For years, the field of robotics has been plagued by a "fragmented brain" problem. Designers typically separate perception (seeing the world), planning (deciding what to do), and control (moving the motors) into distinct software silos. This week, NVIDIA announced a significant breakthrough that aims to unify these processes under a single neural architecture: NVIDIA Cosmos Policy.
By leveraging the power of generative world models, NVIDIA has created a framework that allows robots to "imagine" future outcomes before they act. This isn't just incremental progress; it represents a fundamental shift toward Physical AI, where robots understand the laws of physics as intuitively as they understand visual pixels.
The Architecture: From Video Prediction to Robot Action
At the heart of this release is the transition from Cosmos Predict—a foundation model pre-trained on a massive dataset of over 200 million high-quality video clips—to a specialized control policy. NVIDIA’s researchers found that a model trained to predict the next frame in a video already possesses a deep, latent understanding of spatial relationships and physical causality.
Cosmos Policy works by post-training these latent video diffusion models on specific robot demonstrations. Unlike traditional methods, it jointly predicts three critical elements:
- Robot Actions: The specific joint movements required.
- Future States: A visual "hallucination" of what the environment will look like after the move.
- Task Success Probabilities: An internal value estimate of whether the action will lead to the desired goal.
Breaking the Benchmarks
The technical results released by NVIDIA suggest that this unified approach is significantly more robust than previous "vision-language-action" (VLA) models. In the standardized LIBERO simulation benchmark, Cosmos Policy achieved an unprecedented 98.5% average success rate across various manipulation tasks. For context, this outperforms other state-of-the-art models like CogVLA (97.4%) and standard Diffusion Policies (72.4%).

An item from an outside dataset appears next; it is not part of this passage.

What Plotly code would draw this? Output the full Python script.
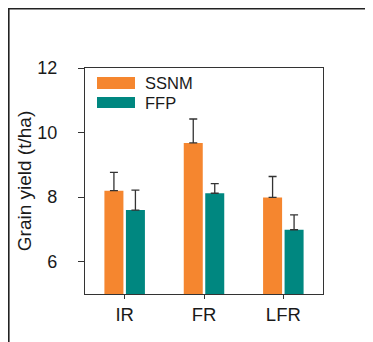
import plotly.graph_objects as go

categories = ["IR", "FR", "LFR"]
ssnm_values = [8.20, 9.68, 7.99]
ssnm_errors = [0.57, 0.74, 0.65]
ffp_values = [7.60, 8.12, 6.99]
ffp_errors = [0.62, 0.30, 0.46]
y_ticks = [6, 8, 10, 12]

ORANGE = "#F5862F"
TEAL = "#008780"
AX = "#333333"
TXT = "#1a1a1a"
FONT = "Liberation Sans, Arial, sans-serif"

# the page body has an 8px margin; work in window pixels and convert
OFF = 8
W, H = 373 - OFF, 342 - OFF
PL, PR, PT, PB = 85, 323, 68, 294          # plot area in window pixels
L, R, T, B = PL - OFF, W - (PR - OFF), PT - OFF, H - (PB - OFF)
pw, ph = W - L - R, H - T - B

def px(x):
    return (x - OFF - L) / pw

def py(y):
    return (H - B - (y - OFF)) / ph

fig = go.Figure()
fig.add_trace(go.Bar(
    x=categories, y=ssnm_values, name="SSNM", marker=dict(color=ORANGE, line=dict(width=0)),
    error_y=dict(type="data", array=ssnm_errors, arrayminus=[0] * len(ssnm_errors),
                 symmetric=False, color=AX, thickness=1.3, width=4),
    showlegend=False,
))
fig.add_trace(go.Bar(
    x=categories, y=ffp_values, name="FFP", marker=dict(color=TEAL, line=dict(width=0)),
    error_y=dict(type="data", array=ffp_errors, arrayminus=[0] * len(ffp_errors),
                 symmetric=False, color=AX, thickness=1.3, width=4),
    showlegend=False,
))

# custom legend (wide swatches)
legend_items = [("SSNM", ORANGE, 77, 89, 83), ("FFP", TEAL, 97, 108, 102.5)]
for name, col, y0, y1, yt in legend_items:
    fig.add_shape(type="rect", xref="paper", yref="paper",
                  x0=px(97), x1=px(135), y0=py(y1), y1=py(y0),
                  fillcolor=col, line=dict(width=0))
    fig.add_annotation(xref="paper", yref="paper", x=px(143), y=py(yt),
                       text=name, showarrow=False, xanchor="left", yanchor="middle",
                       font=dict(size=16.5, color=TXT, family=FONT))

# outer frame (top and left edges)
fig.add_shape(type="path", xref="paper", yref="paper",
              path=f"M {px(8.6)},{py(360)} L {px(8.6)},{py(8.6)} L {px(390)},{py(8.6)}",
              line=dict(color="#222222", width=2))

fig.update_layout(
    width=W, height=H,
    margin=dict(l=L, r=R, t=T, b=B, autoexpand=False),
    paper_bgcolor="white", plot_bgcolor="white",
    barmode="group", bargap=0.458, bargroupgap=0.116,
    font=dict(family=FONT, color=TXT, size=18),
    xaxis=dict(
        range=[-0.5, 2.5], showline=True, linecolor=AX, linewidth=1.3, mirror=True,
        ticks="outside", ticklen=4, tickwidth=1.2, tickcolor=AX,
        tickfont=dict(size=18.5), showgrid=False, zeroline=False, fixedrange=True,
    ),
    yaxis=dict(
        range=[5, 12], tickvals=y_ticks, showline=True, linecolor=AX, linewidth=1.3, mirror=True,
        ticks="outside", ticklen=6, tickwidth=1.2, tickcolor=AX,
        tickfont=dict(size=18), ticklabelstandoff=17,
        title=dict(text="Grain yield (t/ha)", font=dict(size=19), standoff=0),
        showgrid=False, zeroline=False, fixedrange=True, automargin=False,
    ),
)

fig.write_html("out.html")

More impressively, the performance translates to the messy reality of physical hardware. In real-world ALOHA bimanual manipulation tests—which involve complex two-handed coordination—the model reached a 93.6% average success rate. Perhaps most importantly for developers, the model achieves these results with far less data; on the RoboCasa benchmark, it reached a 67.1% success rate using only 50 demonstrations per task, compared to the 300 typically required by competing architectures.
The "Inference-Time Planning" Advantage
What truly sets Cosmos Policy apart is its ability to reason during execution. Because the model can predict future states, it can perform inference-time planning. It essentially "thinks" through several candidate futures and selects the trajectory with the highest probability of success. According to NVIDIA's technical report, this look-ahead capability increased success rates by 12.5% in high-precision, complex tasks where a single wrong move would lead to failure.
Reality Check: Substance vs. Hype
While the 98.5% success rate in simulation is staggering, we must remain objective about the "Physical AI" label. Simulation-to-reality (Sim2Real) gaps still exist, and while 50 demonstrations is "low-data" in the world of foundation models, it is still a significant hurdle for small-scale robotics startups. Furthermore, the computational cost of running a latent diffusion model at inference time for real-world control requires significant edge-computing power—likely an NVIDIA Jetson Thor or similar high-end hardware.
Implications for the Industry
For ML engineers and robotics researchers, Cosmos Policy signals the end of the "hand-coded" era of robotics. We are moving toward a paradigm where World Foundation Models (WFMs) serve as the backbone for any physical interaction. By providing a "unified brain," NVIDIA is lowering the barrier to entry for complex bimanual tasks, moving us closer to general-purpose humanoid robots that can operate in unstructured human environments.